- What to work on: From the listing below, extract every line in which the word "matplotlib" appears.
## begin
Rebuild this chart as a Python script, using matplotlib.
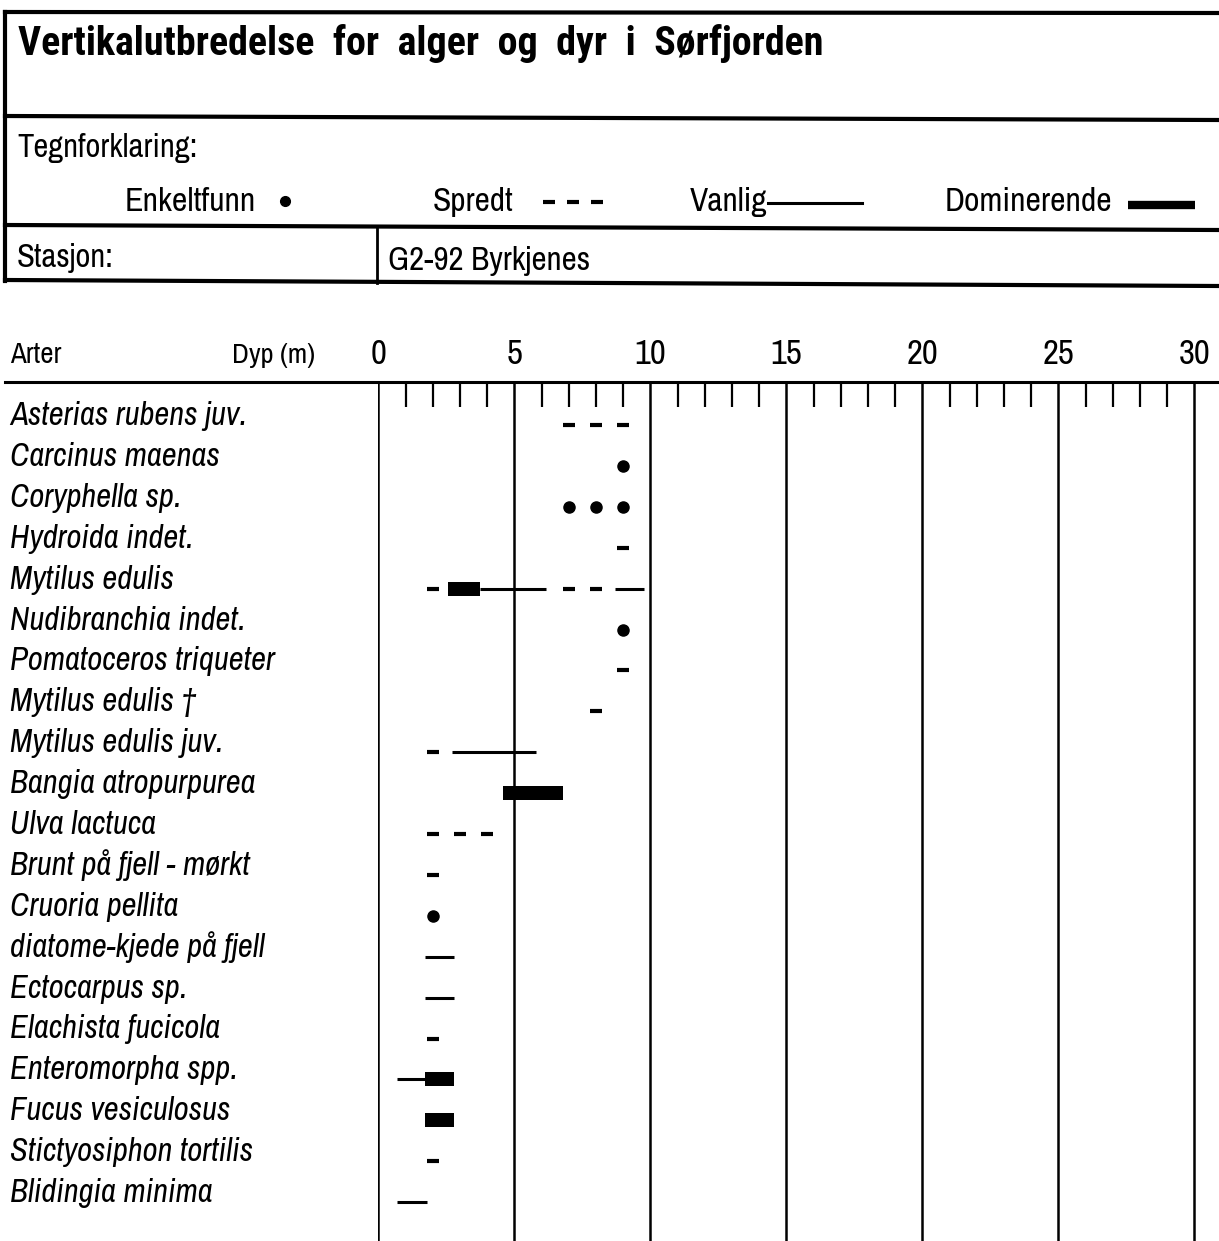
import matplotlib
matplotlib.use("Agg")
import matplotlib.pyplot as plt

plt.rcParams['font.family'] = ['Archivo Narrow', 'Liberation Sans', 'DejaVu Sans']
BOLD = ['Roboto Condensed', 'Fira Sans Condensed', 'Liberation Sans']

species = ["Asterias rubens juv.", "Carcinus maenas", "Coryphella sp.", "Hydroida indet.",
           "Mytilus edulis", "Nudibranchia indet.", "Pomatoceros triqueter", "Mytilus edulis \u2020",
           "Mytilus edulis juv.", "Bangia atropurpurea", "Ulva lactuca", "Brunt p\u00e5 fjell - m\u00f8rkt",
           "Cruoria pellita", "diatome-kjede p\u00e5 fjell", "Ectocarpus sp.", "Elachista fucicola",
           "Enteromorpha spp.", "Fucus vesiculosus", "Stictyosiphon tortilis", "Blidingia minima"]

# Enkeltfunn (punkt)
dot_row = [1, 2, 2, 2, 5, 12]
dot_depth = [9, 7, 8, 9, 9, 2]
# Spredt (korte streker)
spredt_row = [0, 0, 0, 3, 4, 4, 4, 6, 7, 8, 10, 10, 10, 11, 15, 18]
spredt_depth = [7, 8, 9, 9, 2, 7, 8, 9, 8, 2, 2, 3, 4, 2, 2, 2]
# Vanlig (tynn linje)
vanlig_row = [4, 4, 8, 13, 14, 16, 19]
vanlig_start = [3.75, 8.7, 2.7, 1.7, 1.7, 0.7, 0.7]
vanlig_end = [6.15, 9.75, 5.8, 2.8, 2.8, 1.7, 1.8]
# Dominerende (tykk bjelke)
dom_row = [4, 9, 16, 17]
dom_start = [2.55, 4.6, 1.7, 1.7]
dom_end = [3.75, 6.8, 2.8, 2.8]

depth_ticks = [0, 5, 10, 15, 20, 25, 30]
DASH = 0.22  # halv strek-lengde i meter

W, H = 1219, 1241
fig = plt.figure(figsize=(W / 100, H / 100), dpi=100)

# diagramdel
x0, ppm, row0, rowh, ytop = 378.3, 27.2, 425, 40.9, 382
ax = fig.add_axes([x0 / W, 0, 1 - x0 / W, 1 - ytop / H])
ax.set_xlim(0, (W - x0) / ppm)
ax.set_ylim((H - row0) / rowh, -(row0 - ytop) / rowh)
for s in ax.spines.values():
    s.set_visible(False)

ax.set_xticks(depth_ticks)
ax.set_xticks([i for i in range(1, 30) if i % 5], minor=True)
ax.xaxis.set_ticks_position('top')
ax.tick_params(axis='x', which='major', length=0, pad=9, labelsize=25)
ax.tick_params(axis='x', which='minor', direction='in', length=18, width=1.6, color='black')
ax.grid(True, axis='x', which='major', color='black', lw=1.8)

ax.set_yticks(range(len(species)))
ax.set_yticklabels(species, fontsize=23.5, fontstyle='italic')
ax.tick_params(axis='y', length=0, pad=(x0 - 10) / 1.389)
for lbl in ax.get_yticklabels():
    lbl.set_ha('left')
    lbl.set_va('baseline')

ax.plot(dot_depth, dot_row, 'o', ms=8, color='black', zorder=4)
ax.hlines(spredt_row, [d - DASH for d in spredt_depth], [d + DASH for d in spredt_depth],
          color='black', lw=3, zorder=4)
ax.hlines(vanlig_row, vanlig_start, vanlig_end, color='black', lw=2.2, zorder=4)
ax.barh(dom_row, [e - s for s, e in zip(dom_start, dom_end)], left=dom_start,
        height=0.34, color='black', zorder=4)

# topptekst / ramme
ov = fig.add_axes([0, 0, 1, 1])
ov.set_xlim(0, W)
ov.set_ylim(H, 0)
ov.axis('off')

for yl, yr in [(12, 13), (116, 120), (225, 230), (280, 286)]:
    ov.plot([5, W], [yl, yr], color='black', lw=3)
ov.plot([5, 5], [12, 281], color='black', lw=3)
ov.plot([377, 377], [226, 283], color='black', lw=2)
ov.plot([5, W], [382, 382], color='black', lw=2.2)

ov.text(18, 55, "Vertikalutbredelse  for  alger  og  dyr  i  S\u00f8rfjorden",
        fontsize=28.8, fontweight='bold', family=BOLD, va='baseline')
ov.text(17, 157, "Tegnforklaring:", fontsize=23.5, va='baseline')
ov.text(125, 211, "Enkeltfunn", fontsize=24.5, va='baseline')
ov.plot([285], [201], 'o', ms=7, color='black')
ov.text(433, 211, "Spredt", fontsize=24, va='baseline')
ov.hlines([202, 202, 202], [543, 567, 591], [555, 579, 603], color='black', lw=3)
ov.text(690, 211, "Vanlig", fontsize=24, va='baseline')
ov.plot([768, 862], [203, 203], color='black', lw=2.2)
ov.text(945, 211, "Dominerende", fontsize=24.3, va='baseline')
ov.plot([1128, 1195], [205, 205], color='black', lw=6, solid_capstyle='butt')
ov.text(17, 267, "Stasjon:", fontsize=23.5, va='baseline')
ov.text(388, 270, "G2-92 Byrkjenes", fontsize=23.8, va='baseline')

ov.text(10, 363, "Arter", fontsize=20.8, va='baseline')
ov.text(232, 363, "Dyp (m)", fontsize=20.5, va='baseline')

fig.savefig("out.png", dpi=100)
## end
- Output for this exercise:
Rebuild this chart as a Python script, using matplotlib.
import matplotlib
matplotlib.use("Agg")
import matplotlib.pyplot as plt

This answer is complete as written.